- Task -
Quote each line of the material verbatim, without the pictures.

- Data extract -
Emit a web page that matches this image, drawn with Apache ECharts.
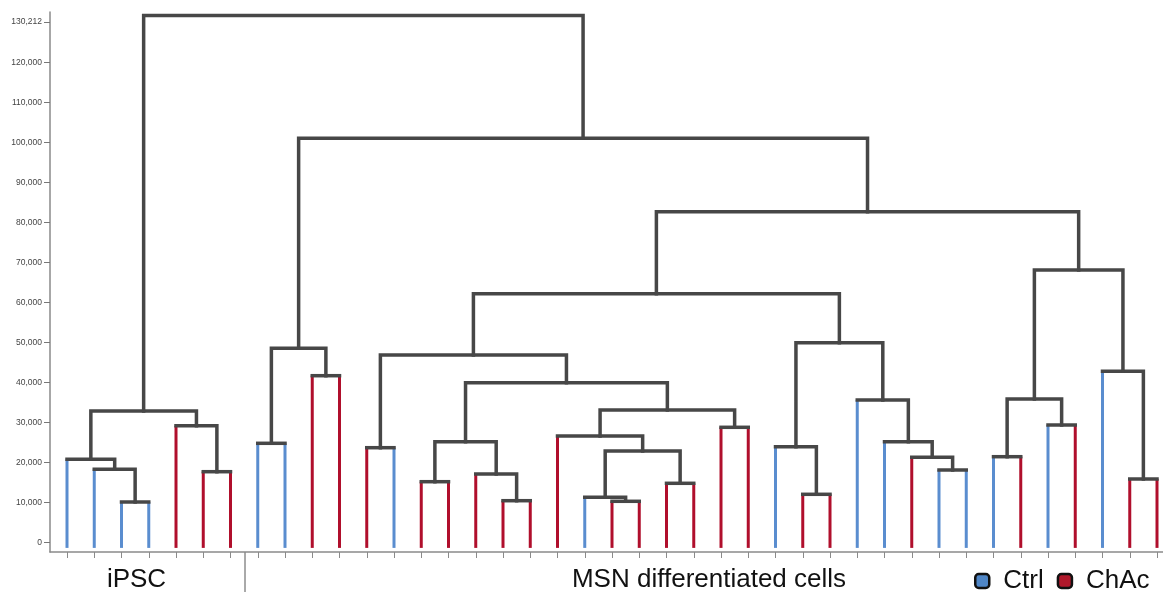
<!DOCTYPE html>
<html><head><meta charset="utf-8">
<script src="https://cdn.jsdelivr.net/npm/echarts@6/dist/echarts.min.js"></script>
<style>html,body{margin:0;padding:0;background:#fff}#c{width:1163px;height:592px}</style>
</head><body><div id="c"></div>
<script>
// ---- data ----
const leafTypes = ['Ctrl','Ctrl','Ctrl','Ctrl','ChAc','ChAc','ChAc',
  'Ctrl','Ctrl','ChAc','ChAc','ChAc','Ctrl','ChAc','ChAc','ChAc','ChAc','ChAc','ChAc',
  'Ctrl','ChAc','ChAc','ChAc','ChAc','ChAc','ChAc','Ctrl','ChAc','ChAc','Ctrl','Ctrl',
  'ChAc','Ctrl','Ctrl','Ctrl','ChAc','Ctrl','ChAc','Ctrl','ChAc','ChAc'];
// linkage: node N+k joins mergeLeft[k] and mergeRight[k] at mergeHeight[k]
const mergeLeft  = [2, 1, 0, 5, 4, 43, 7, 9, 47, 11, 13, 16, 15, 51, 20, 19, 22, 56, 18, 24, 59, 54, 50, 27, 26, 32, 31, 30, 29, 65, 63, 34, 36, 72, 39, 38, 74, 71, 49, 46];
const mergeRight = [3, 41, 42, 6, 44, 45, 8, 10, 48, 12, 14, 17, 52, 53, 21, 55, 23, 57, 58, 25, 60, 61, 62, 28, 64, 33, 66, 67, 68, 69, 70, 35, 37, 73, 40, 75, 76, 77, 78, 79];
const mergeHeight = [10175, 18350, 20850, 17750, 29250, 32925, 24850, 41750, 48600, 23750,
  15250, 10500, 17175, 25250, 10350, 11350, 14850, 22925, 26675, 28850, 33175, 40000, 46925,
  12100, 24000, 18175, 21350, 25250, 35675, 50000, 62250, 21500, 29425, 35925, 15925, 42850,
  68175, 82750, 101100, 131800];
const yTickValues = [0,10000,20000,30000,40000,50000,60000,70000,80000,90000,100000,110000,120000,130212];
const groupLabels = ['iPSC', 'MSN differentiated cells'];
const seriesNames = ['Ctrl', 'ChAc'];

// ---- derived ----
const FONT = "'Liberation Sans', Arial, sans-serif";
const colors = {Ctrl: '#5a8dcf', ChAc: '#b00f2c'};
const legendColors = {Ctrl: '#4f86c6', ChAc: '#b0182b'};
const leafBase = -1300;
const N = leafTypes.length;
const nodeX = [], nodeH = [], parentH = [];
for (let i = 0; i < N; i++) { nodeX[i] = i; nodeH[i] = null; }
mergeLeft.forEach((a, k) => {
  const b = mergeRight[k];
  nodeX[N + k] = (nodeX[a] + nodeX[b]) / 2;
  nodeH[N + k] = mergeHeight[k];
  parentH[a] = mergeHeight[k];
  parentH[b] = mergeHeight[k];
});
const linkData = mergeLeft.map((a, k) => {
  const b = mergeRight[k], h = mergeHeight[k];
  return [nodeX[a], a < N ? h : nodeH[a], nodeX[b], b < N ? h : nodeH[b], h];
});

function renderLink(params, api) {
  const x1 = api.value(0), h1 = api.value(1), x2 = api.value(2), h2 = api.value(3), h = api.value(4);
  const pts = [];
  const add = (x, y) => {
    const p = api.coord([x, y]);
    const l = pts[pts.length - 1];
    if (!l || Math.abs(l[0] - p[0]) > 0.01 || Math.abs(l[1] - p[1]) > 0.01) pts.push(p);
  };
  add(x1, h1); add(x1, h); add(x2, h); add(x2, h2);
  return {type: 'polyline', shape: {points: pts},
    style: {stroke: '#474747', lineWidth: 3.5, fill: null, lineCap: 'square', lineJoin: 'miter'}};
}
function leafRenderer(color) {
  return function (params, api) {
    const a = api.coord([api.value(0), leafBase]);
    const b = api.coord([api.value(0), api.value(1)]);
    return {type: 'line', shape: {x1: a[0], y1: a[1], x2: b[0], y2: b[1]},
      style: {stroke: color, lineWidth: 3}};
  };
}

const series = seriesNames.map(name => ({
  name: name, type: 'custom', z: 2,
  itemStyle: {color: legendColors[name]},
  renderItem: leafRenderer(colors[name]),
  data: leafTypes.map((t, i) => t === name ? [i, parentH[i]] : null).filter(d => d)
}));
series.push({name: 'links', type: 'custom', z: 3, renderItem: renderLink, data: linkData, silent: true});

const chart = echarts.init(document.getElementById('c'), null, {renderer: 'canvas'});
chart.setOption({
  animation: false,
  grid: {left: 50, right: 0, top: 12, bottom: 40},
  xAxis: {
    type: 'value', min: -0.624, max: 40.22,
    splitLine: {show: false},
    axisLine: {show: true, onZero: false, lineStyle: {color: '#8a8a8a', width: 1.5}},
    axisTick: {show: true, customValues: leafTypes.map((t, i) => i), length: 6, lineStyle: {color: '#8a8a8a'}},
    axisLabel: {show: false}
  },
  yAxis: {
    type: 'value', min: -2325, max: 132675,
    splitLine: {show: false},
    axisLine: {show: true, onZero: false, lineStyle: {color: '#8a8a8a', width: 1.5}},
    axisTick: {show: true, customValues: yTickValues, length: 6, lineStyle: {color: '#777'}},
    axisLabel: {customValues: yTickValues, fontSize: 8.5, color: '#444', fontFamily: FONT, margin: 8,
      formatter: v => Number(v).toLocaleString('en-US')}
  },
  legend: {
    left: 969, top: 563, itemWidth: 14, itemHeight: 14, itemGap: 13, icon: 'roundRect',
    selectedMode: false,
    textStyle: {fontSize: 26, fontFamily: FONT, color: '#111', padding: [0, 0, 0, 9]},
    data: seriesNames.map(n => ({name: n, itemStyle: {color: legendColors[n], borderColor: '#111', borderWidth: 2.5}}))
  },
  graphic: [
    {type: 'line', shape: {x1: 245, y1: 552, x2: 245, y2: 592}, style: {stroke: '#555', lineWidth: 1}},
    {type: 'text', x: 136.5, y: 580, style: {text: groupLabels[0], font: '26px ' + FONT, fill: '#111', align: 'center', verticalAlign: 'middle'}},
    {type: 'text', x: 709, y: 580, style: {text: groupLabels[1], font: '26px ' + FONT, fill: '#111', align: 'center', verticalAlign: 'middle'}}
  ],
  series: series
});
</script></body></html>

- Output of the exercise -
Emit a web page that matches this image, drawn with Apache ECharts.
<!DOCTYPE html>
<html><head><meta charset="utf-8">
<script src="https://cdn.jsdelivr.net/npm/echarts@6/dist/echarts.min.js"></script>
<style>html,body{margin:0;padding:0;background:#fff}#c{width:1163px;height:592px}</style>
</head><body><div id="c"></div>
<script>
// ---- data ----
const leafTypes = ['Ctrl','Ctrl','Ctrl','Ctrl','ChAc','ChAc','ChAc',
  'Ctrl','Ctrl','ChAc','ChAc','ChAc','Ctrl','ChAc','ChAc','ChAc','ChAc','ChAc','ChAc',
  'Ctrl','ChAc','ChAc','ChAc','ChAc','ChAc','ChAc','Ctrl','ChAc','ChAc','Ctrl','Ctrl',
  'ChAc','Ctrl','Ctrl','Ctrl','ChAc','Ctrl','ChAc','Ctrl','ChAc','ChAc'];
// linkage: node N+k joins mergeLeft[k] and mergeRight[k] at mergeHeight[k]
const mergeLeft  = [2, 1, 0, 5, 4, 43, 7, 9, 47, 11, 13, 16, 15, 51, 20, 19, 22, 56, 18, 24, 59, 54, 50, 27, 26, 32, 31, 30, 29, 65, 63, 34, 36, 72, 39, 38, 74, 71, 49, 46];
const mergeRight = [3, 41, 42, 6, 44, 45, 8, 10, 48, 12, 14, 17, 52, 53, 21, 55, 23, 57, 58, 25, 60, 61, 62, 28, 64, 33, 66, 67, 68, 69, 70, 35, 37, 73, 40, 75, 76, 77, 78, 79];
const mergeHeight = [10175, 18350, 20850, 17750, 29250, 32925, 24850, 41750, 48600, 23750,
  15250, 10500, 17175, 25250, 10350, 11350, 14850, 22925, 26675, 28850, 33175, 40000, 46925,
  12100, 24000, 18175, 21350, 25250, 35675, 50000, 62250, 21500, 29425, 35925, 15925, 42850,
  68175, 82750, 101100, 131800];
const yTickValues = [0,10000,20000,30000,40000,50000,60000,70000,80000,90000,100000,110000,120000,130212];
const groupLabels = ['iPSC', 'MSN differentiated cells'];
const seriesNames = ['Ctrl', 'ChAc'];

// ---- derived ----
const FONT = "'Liberation Sans', Arial, sans-serif";
const colors = {Ctrl: '#5a8dcf', ChAc: '#b00f2c'};
const legendColors = {Ctrl: '#4f86c6', ChAc: '#b0182b'};
const leafBase = -1300;
const N = leafTypes.length;
const nodeX = [], nodeH = [], parentH = [];
for (let i = 0; i < N; i++) { nodeX[i] = i; nodeH[i] = null; }
mergeLeft.forEach((a, k) => {
  const b = mergeRight[k];
  nodeX[N + k] = (nodeX[a] + nodeX[b]) / 2;
  nodeH[N + k] = mergeHeight[k];
  parentH[a] = mergeHeight[k];
  parentH[b] = mergeHeight[k];
});
const linkData = mergeLeft.map((a, k) => {
  const b = mergeRight[k], h = mergeHeight[k];
  return [nodeX[a], a < N ? h : nodeH[a], nodeX[b], b < N ? h : nodeH[b], h];
});

function renderLink(params, api) {
  const x1 = api.value(0), h1 = api.value(1), x2 = api.value(2), h2 = api.value(3), h = api.value(4);
  const pts = [];
  const add = (x, y) => {
    const p = api.coord([x, y]);
    const l = pts[pts.length - 1];
    if (!l || Math.abs(l[0] - p[0]) > 0.01 || Math.abs(l[1] - p[1]) > 0.01) pts.push(p);
  };
  add(x1, h1); add(x1, h); add(x2, h); add(x2, h2);
  return {type: 'polyline', shape: {points: pts},
    style: {stroke: '#474747', lineWidth: 3.5, fill: null, lineCap: 'square', lineJoin: 'miter'}};
}
function leafRenderer(color) {
  return function (params, api) {
    const a = api.coord([api.value(0), leafBase]);
    const b = api.coord([api.value(0), api.value(1)]);
    return {type: 'line', shape: {x1: a[0], y1: a[1], x2: b[0], y2: b[1]},
      style: {stroke: color, lineWidth: 3}};
  };
}

const series = seriesNames.map(name => ({
  name: name, type: 'custom', z: 2,
  itemStyle: {color: legendColors[name]},
  renderItem: leafRenderer(colors[name]),
  data: leafTypes.map((t, i) => t === name ? [i, parentH[i]] : null).filter(d => d)
}));
series.push({name: 'links', type: 'custom', z: 3, renderItem: renderLink, data: linkData, silent: true});

const chart = echarts.init(document.getElementById('c'), null, {renderer: 'canvas'});
chart.setOption({
  animation: false,
  grid: {left: 50, right: 0, top: 12, bottom: 40},
  xAxis: {
    type: 'value', min: -0.624, max: 40.22,
    splitLine: {show: false},
    axisLine: {show: true, onZero: false, lineStyle: {color: '#8a8a8a', width: 1.5}},
    axisTick: {show: true, customValues: leafTypes.map((t, i) => i), length: 6, lineStyle: {color: '#8a8a8a'}},
    axisLabel: {show: false}
  },
  yAxis: {
    type: 'value', min: -2325, max: 132675,
    splitLine: {show: false},
    axisLine: {show: true, onZero: false, lineStyle: {color: '#8a8a8a', width: 1.5}},
    axisTick: {show: true, customValues: yTickValues, length: 6, lineStyle: {color: '#777'}},
    axisLabel: {customValues: yTickValues, fontSize: 8.5, color: '#444', fontFamily: FONT, margin: 8,
      formatter: v => Number(v).toLocaleString('en-US')}
  },
  legend: {
    left: 969, top: 563, itemWidth: 14, itemHeight: 14, itemGap: 13, icon: 'roundRect',
    selectedMode: false,
    textStyle: {fontSize: 26, fontFamily: FONT, color: '#111', padding: [0, 0, 0, 9]},
    data: seriesNames.map(n => ({name: n, itemStyle: {color: legendColors[n], borderColor: '#111', borderWidth: 2.5}}))
  },
  graphic: [
    {type: 'line', shape: {x1: 245, y1: 552, x2: 245, y2: 592}, style: {stroke: '#555', lineWidth: 1}},
    {type: 'text', x: 136.5, y: 580, style: {text: groupLabels[0], font: '26px ' + FONT, fill: '#111', align: 'center', verticalAlign: 'middle'}},
    {type: 'text', x: 709, y: 580, style: {text: groupLabels[1], font: '26px ' + FONT, fill: '#111', align: 'center', verticalAlign: 'middle'}}
  ],
  series: series
});
</script></body></html>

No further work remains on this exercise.